Glennie says this is an example of the market signalling that, "if equity buyers won’t close the discount relative to other markets, then someone else will".
Jackson says that while private equity acquirers paying premiums for the UK companies they are buying helps to improve sentiment, “for the most part, so far, the companies they are buying are those in need of a turnaround, and the companies being left on the market are of a higher quality.”
Hugh Sergeant, a veteran UK equity manager at River and Mercantile, says that while the home market’s moment in the sun in 2022 was driven by a tiny number of stocks in areas such as mining, and while the outlook for those stocks in the short term is uncertain, he believes that what has changed for investors is that we are returning to more normal market conditions.
This follows a decade in which growth stocks did well in a time of very low interest rates and inflation. But those were the abnormal conditions; a world where there is some inflation and where interest rates are above zero is more normal and that world is one in which many of the types of companies listed on the UK market do better.
Alan Dobbie, co-manager of the Rathbone Income fund, says: “UK equity income funds have now performed relatively well on a three-year view.

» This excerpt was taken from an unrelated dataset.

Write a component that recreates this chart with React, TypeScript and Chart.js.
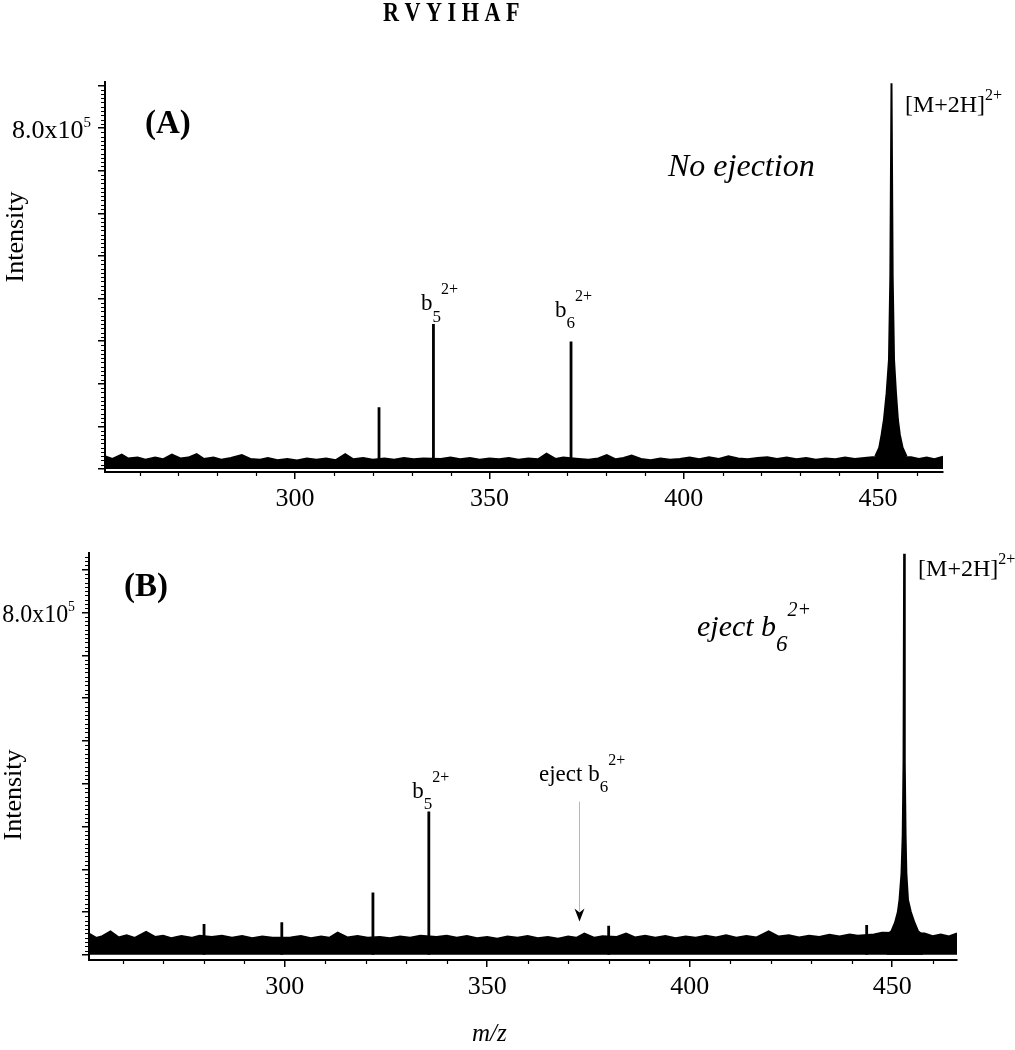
import React, { useEffect, useRef } from 'react';
import { Chart, registerables } from 'chart.js';

Chart.register(...registerables);

const UNIT = 1e5;
const xTickValues = [300, 350, 400, 450];
const yTickValues = [0, 1, 2, 3, 4, 5, 6, 7, 8, 9];
const yLabelValue = 8;

// ---------- Panel A (no ejection) : [m/z, intensity x1e5] ----------
const noiseA: [number, number][] = [
  [251.2, 0.30], [253, 0.24], [255.4, 0.34], [257, 0.25], [259.5, 0.27], [261.5, 0.22], [264, 0.27], [266, 0.23],
  [268.3, 0.34], [270.5, 0.25], [272.5, 0.27], [274.7, 0.35], [276.5, 0.24], [279, 0.27], [281, 0.22], [283.5, 0.26],
  [286.3, 0.33], [288.5, 0.24], [291, 0.22], [293, 0.26], [295.5, 0.21], [298, 0.24], [300.5, 0.20], [303, 0.25],
  [305.5, 0.22], [308, 0.25], [310.5, 0.21], [312.9, 0.35], [315, 0.23], [317.5, 0.26], [320, 0.22], [323, 0.25],
  [325.5, 0.22], [328, 0.26], [330.5, 0.23], [333, 0.25], [337.5, 0.24], [340, 0.27], [342.5, 0.23], [345, 0.26],
  [347.5, 0.22], [350, 0.25], [352.5, 0.23], [355, 0.26], [357.5, 0.22], [360, 0.25], [362.5, 0.23], [364.7, 0.36],
  [367, 0.24], [369, 0.27], [373, 0.24], [375.5, 0.22], [378, 0.25], [380.2, 0.33], [382.5, 0.23], [384.5, 0.26],
  [386.6, 0.32], [389, 0.24], [391.5, 0.21], [394, 0.25], [396.5, 0.22], [399, 0.24], [401.5, 0.27], [404, 0.23],
  [406.5, 0.28], [409, 0.24], [411.5, 0.30], [414, 0.25], [416.5, 0.23], [419, 0.26], [421.5, 0.28], [424, 0.24],
  [426.5, 0.27], [429, 0.23], [431.5, 0.26], [434, 0.22], [436.5, 0.25], [439, 0.23], [441.5, 0.27], [444, 0.24],
  [446.5, 0.26], [448.5, 0.28], [458.5, 0.28], [460.5, 0.24], [462.5, 0.27], [464.5, 0.23], [466.7, 0.29],
];
const peaksA: [number, number][] = [
  [321.6, 1.45], [335.6, 3.40], [371.0, 2.99],
];
const parentA: [number, number][] = [
  [449.3, 0.30], [450.3, 0.50], [450.9, 0.80], [451.5, 1.15], [452.2, 1.78], [452.8, 2.56], [453.15, 4.5],
  [453.45, 9.05], [453.75, 4.5], [454.1, 2.56], [454.6, 1.78], [455.1, 1.15], [455.6, 0.80], [456.3, 0.50], [457.3, 0.30],
];

// ---------- Panel B (eject b6 2+) ----------
const noiseB: [number, number][] = [
  [251.7, 0.50], [253.5, 0.40], [255, 0.44], [257, 0.55], [259, 0.41], [261, 0.46], [263, 0.40], [265.8, 0.54],
  [268, 0.42], [270, 0.45], [272, 0.39], [274.5, 0.44], [277, 0.40], [279, 0.45], [282, 0.42], [284.5, 0.45],
  [287, 0.40], [289.5, 0.44], [292, 0.39], [294.5, 0.43], [297, 0.40], [301.5, 0.41], [304, 0.44], [306.5, 0.39],
  [309, 0.43], [311, 0.40], [313.1, 0.52], [315.5, 0.41], [318, 0.44], [320.5, 0.40], [323.5, 0.42], [326, 0.39],
  [328.5, 0.43], [331, 0.40], [333.5, 0.45], [337.5, 0.42], [340, 0.45], [342.5, 0.40], [345, 0.44], [347.5, 0.39],
  [350, 0.42], [352.5, 0.38], [355, 0.43], [357.5, 0.40], [360, 0.44], [362.5, 0.39], [365, 0.42], [367.5, 0.38],
  [370, 0.43], [372, 0.40], [374, 0.50], [376.5, 0.40], [378.5, 0.44], [382, 0.42], [384.3, 0.50], [386.5, 0.41],
  [389, 0.45], [391.5, 0.40], [394, 0.44], [396.5, 0.39], [399, 0.43], [401.5, 0.40], [404, 0.45], [406.5, 0.41],
  [409, 0.46], [411.5, 0.40], [414, 0.44], [416.5, 0.41], [419.5, 0.55], [422, 0.43], [424.5, 0.46], [427, 0.41],
  [429.5, 0.45], [432, 0.42], [434.5, 0.47], [437, 0.43], [439.5, 0.48], [441.5, 0.45], [445.5, 0.48], [447.5, 0.52],
  [458, 0.50], [460, 0.44], [462, 0.48], [464, 0.43], [466.0, 0.50],
];
const peaksB: [number, number][] = [
  [280.1, 0.72], [299.3, 0.76], [321.8, 1.46], [335.6, 3.35], [380.0, 0.68], [443.7, 0.70],
];
const parentB: [number, number][] = [
  [448.6, 0.45], [449.8, 0.55], [450.7, 0.75], [451.4, 1.0], [451.8, 1.28], [452.3, 1.9], [452.6, 2.8], [452.8, 4.5],
  [452.95, 9.37], [453.1, 4.5], [453.3, 2.8], [453.5, 1.9], [453.9, 1.28], [454.6, 1.0], [455.5, 0.75], [456.4, 0.55],
  [457.6, 0.45],
];
const ejectArrowB = { x: 372.7, from: 3.58, to: 0.78 };

const FONT = '"Liberation Serif", "Times New Roman", serif';
const font = (size: number, style = 'normal', weight = 'normal') => `${style} ${weight} ${size}px ${FONT}`;

type Seg = { t: string; size: number; style?: string; weight?: string; dy?: number };

function drawRich(ctx: CanvasRenderingContext2D, segs: Seg[], x: number, y: number, align: 'left' | 'right' = 'left', hScale = 1) {
  ctx.save();
  ctx.fillStyle = '#000';
  ctx.textBaseline = 'alphabetic';
  ctx.textAlign = 'left';
  let total = 0;
  for (const s of segs) {
    ctx.font = font(s.size, s.style, s.weight);
    total += ctx.measureText(s.t).width;
  }
  total *= hScale;
  const startX = align === 'right' ? x - total : x;
  ctx.translate(startX, y);
  ctx.scale(hScale, 1);
  let cx = 0;
  for (const s of segs) {
    ctx.font = font(s.size, s.style, s.weight);
    ctx.fillText(s.t, cx, s.dy || 0);
    cx += ctx.measureText(s.t).width;
  }
  ctx.restore();
}

function ion(base: string, sub: string, sup: string, size: number, style = 'normal'): Seg[] {
  const segs: Seg[] = [{ t: base, size, style }];
  if (sub) segs.push({ t: sub, size: Math.round(size * 0.75), style, dy: size * 0.5 });
  if (sup) segs.push({ t: sup, size: Math.round(size * 0.68), style, dy: -size * 0.68 });
  return segs;
}

function drawAxesDecor(chart: any) {
  const ctx: CanvasRenderingContext2D = chart.ctx;
  const xs = chart.scales.x;
  const ys = chart.scales.y;
  const { left, bottom } = chart.chartArea;
  ctx.save();
  ctx.strokeStyle = '#000';
  ctx.lineWidth = 1.2;
  ctx.beginPath();
  for (let v = 260; v <= 460; v += 10) {
    if (xTickValues.includes(v)) continue;
    const px = Math.round(xs.getPixelForValue(v)) + 0.5;
    ctx.moveTo(px, bottom);
    ctx.lineTo(px, bottom + 4);
  }
  for (let v = 0.1; v < ys.max / UNIT; v += 0.1) {
    const r = Math.round(v * 10);
    if (r % 10 === 0) continue;
    const py = Math.round(ys.getPixelForValue(r / 10 * UNIT)) + 0.5;
    ctx.moveTo(left - 4, py);
    ctx.lineTo(left, py);
  }
  ctx.stroke();
  ctx.restore();
}

function drawYLabel(chart: any, rightX: number, hScale: number) {
  const ys = chart.scales.y;
  const py = ys.getPixelForValue(yLabelValue * UNIT);
  drawRich(chart.ctx, [
    { t: '8.0x10', size: 26 },
    { t: '5', size: 15, dy: -11 },
  ], rightX, py + 10, 'right', hScale);
}

function drawRotated(ctx: CanvasRenderingContext2D, text: string, x: number, y: number, size: number) {
  ctx.save();
  ctx.translate(x, y);
  ctx.rotate(-Math.PI / 2);
  ctx.font = font(size);
  ctx.fillStyle = '#000';
  ctx.textAlign = 'center';
  ctx.textBaseline = 'middle';
  ctx.fillText(text, 0, 0);
  ctx.restore();
}

function decorA(chart: any) {
  const ctx: CanvasRenderingContext2D = chart.ctx;
  const xs = chart.scales.x;
  const ys = chart.scales.y;
  const P = (mz: number, v: number) => [xs.getPixelForValue(mz), ys.getPixelForValue(v * UNIT)];
  drawAxesDecor(chart);
  drawRich(ctx, [{ t: 'R V Y I H A F', size: 27, weight: 'bold' }], 383, 21, 'left', 0.82);
  drawRich(ctx, [{ t: '(A)', size: 33, weight: 'bold' }], 145, 133);
  drawRich(ctx, [{ t: 'No ejection', size: 32, style: 'italic' }], 668, 176);
  drawYLabel(chart, 91, 1);
  drawRotated(ctx, 'Intensity', 16, 237, 26);
  let [x, y] = P(332.4, 3.73);
  drawRich(ctx, ion('b', '5', '2+', 23), x, y);
  [x, y] = P(366.9, 3.57);
  drawRich(ctx, ion('b', '6', '2+', 23), x, y);
  [x, y] = P(456.9, 8.38);
  drawRich(ctx, [{ t: '[M+2H]', size: 24 }, { t: '2+', size: 16, dy: -12 }], x, y);
}

function decorB(chart: any) {
  const ctx: CanvasRenderingContext2D = chart.ctx;
  const xs = chart.scales.x;
  const ys = chart.scales.y;
  const P = (mz: number, v: number) => [xs.getPixelForValue(mz), ys.getPixelForValue(v * UNIT)];
  drawAxesDecor(chart);
  drawRich(ctx, [{ t: '(B)', size: 33, weight: 'bold' }], 124, 76);
  drawRich(ctx, ion('eject b', '6', '2+', 30, 'italic'), 697, 116);
  drawYLabel(chart, 75, 0.92);
  drawRotated(ctx, 'Intensity', 14, 275, 26);
  drawRich(ctx, [{ t: 'm/z', size: 25, style: 'italic' }], 472, 521);
  let [x, y] = P(331.5, 3.67);
  drawRich(ctx, ion('b', '5', '2+', 23), x, y);
  [x, y] = P(456.4, 8.86);
  drawRich(ctx, [{ t: '[M+2H]', size: 24 }, { t: '2+', size: 16, dy: -12 }], x, y);
  [x, y] = P(362.8, 4.07);
  drawRich(ctx, ion('eject b', '6', '2+', 23), x, y);
  // arrow
  const ax = Math.round(xs.getPixelForValue(ejectArrowB.x)) + 0.5;
  const y1 = ys.getPixelForValue(ejectArrowB.from * UNIT);
  const y2 = ys.getPixelForValue(ejectArrowB.to * UNIT);
  ctx.save();
  ctx.strokeStyle = '#b8b8b8';
  ctx.lineWidth = 1;
  ctx.beginPath();
  ctx.moveTo(ax, y1);
  ctx.lineTo(ax, y2 - 10);
  ctx.stroke();
  ctx.fillStyle = '#000';
  ctx.beginPath();
  ctx.moveTo(ax, y2);
  ctx.lineTo(ax - 5, y2 - 13);
  ctx.lineTo(ax, y2 - 9);
  ctx.lineTo(ax + 5, y2 - 13);
  ctx.closePath();
  ctx.fill();
  ctx.restore();
}

function buildDatasets(noise: [number, number][], peaks: [number, number][], parent: [number, number][]) {
  const pts = (arr: [number, number][]) => arr.map(([x, y]) => ({ x, y: y * UNIT }));
  const sticks: { x: number; y: number | null }[] = [];
  for (const [x, h] of peaks) {
    sticks.push({ x, y: 0 }, { x, y: h * UNIT }, { x, y: 0 }, { x, y: null });
  }
  return [
    { data: pts(noise), borderColor: '#000', backgroundColor: '#000', borderWidth: 1.8, fill: 'origin', pointRadius: 0, tension: 0 },
    { data: pts(parent), borderColor: '#000', backgroundColor: '#000', borderWidth: 2, fill: 'origin', pointRadius: 0, tension: 0 },
    { data: sticks, borderColor: '#000', borderWidth: 2.8, fill: false, pointRadius: 0, spanGaps: false, borderJoinStyle: 'bevel' },
  ];
}

type PanelCfg = {
  noise: [number, number][];
  peaks: [number, number][];
  parent: [number, number][];
  xMin: number; xMax: number; yMin: number; yMax: number;
  height: number; left: number; right: number; top: number; bottom: number;
  decor: (c: any) => void;
};

const W = 1015;

const cfgA: PanelCfg = {
  noise: noiseA, peaks: peaksA, parent: parentA,
  xMin: 251.1, xMax: 466.7, yMin: -0.07, yMax: 9.08,
  height: 520, left: 105, right: 943, top: 82, bottom: 472,
  decor: decorA,
};
const cfgB: PanelCfg = {
  noise: noiseB, peaks: peaksB, parent: parentB,
  xMin: 251.7, xMax: 466.0, yMin: -0.12, yMax: 9.39,
  height: 530, left: 89, right: 957, top: 33, bottom: 440,
  decor: decorB,
};

function Panel({ cfg, top }: { cfg: PanelCfg; top: number }) {
  const ref = useRef<HTMLCanvasElement | null>(null);
  useEffect(() => {
    if (!ref.current) return;
    const chart = new Chart(ref.current, {
      type: 'line',
      data: { datasets: buildDatasets(cfg.noise, cfg.peaks, cfg.parent) as any },
      options: {
        animation: false,
        responsive: false,
        devicePixelRatio: 1,
        events: [],
        layout: { padding: { left: 0, top: cfg.top, right: W - cfg.right, bottom: 0 } },
        plugins: { legend: { display: false }, tooltip: { enabled: false }, title: { display: false } },
        elements: { point: { radius: 0 } },
        scales: {
          x: {
            type: 'linear',
            min: cfg.xMin,
            max: cfg.xMax,
            afterBuildTicks: (s: any) => { s.ticks = xTickValues.map((v) => ({ value: v })); },
            afterFit: (s: any) => { s.height = cfg.height - cfg.bottom; },
            grid: { drawOnChartArea: false, drawTicks: true, tickLength: 7, color: '#000', lineWidth: 1.5 },
            border: { display: true, color: '#000', width: 2 },
            ticks: { color: '#000', font: { family: FONT, size: 26 }, padding: 5, maxRotation: 0, callback: (v: any) => String(v) },
          },
          y: {
            type: 'linear',
            min: cfg.yMin * UNIT,
            max: cfg.yMax * UNIT,
            afterBuildTicks: (s: any) => { s.ticks = yTickValues.map((v) => ({ value: v * UNIT })); },
            afterFit: (s: any) => { s.width = cfg.left; },
            grid: { drawOnChartArea: false, drawTicks: true, tickLength: 7, color: '#000', lineWidth: 1.5 },
            border: { display: true, color: '#000', width: 2 },
            ticks: { display: true, callback: () => '', font: { family: FONT, size: 10 } },
          },
        },
      },
      plugins: [{ id: 'decor', afterDraw: (c: any) => cfg.decor(c) }],
    } as any);
    return () => chart.destroy();
  }, [cfg]);
  return (
    <canvas
      ref={ref}
      width={W}
      height={cfg.height}
      style={{ position: 'absolute', left: 0, top, width: W, height: cfg.height, display: 'block' }}
    />
  );
}

export default function App() {
  return (
    <div style={{ position: 'absolute', left: 0, top: 0, width: W, height: 1050, background: '#fff' }}>
      <Panel cfg={cfgA} top={0} />
      <Panel cfg={cfgB} top={520} />
    </div>
  );
}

"And the catalyst could simply be that investors start to notice they are missing out on returns, especially as they realise that the world of very low rates is one we are not going back to.”
He adds that while the UK market is associated with cyclical sectors, a feature of many corporate results has been the resilience shown by many of the large consumer goods companies during this period of inflation.
Those companies, for example Unilever, are sometimes referred to as bond proxies because the durability of their earnings resembles those of a bond.
Those bearish on companies such as those point out that as bond yields rise, investors just buy the bonds rather than the equities that resemble bonds, but also that consumers will respond to the prevailing higher inflation by trading down to cheaper brands.
But Hugh Yarrow, fund manager at Evenlode, says that “results have been resilient so far, and now we are in a position where thee input costs of those companies are falling back.”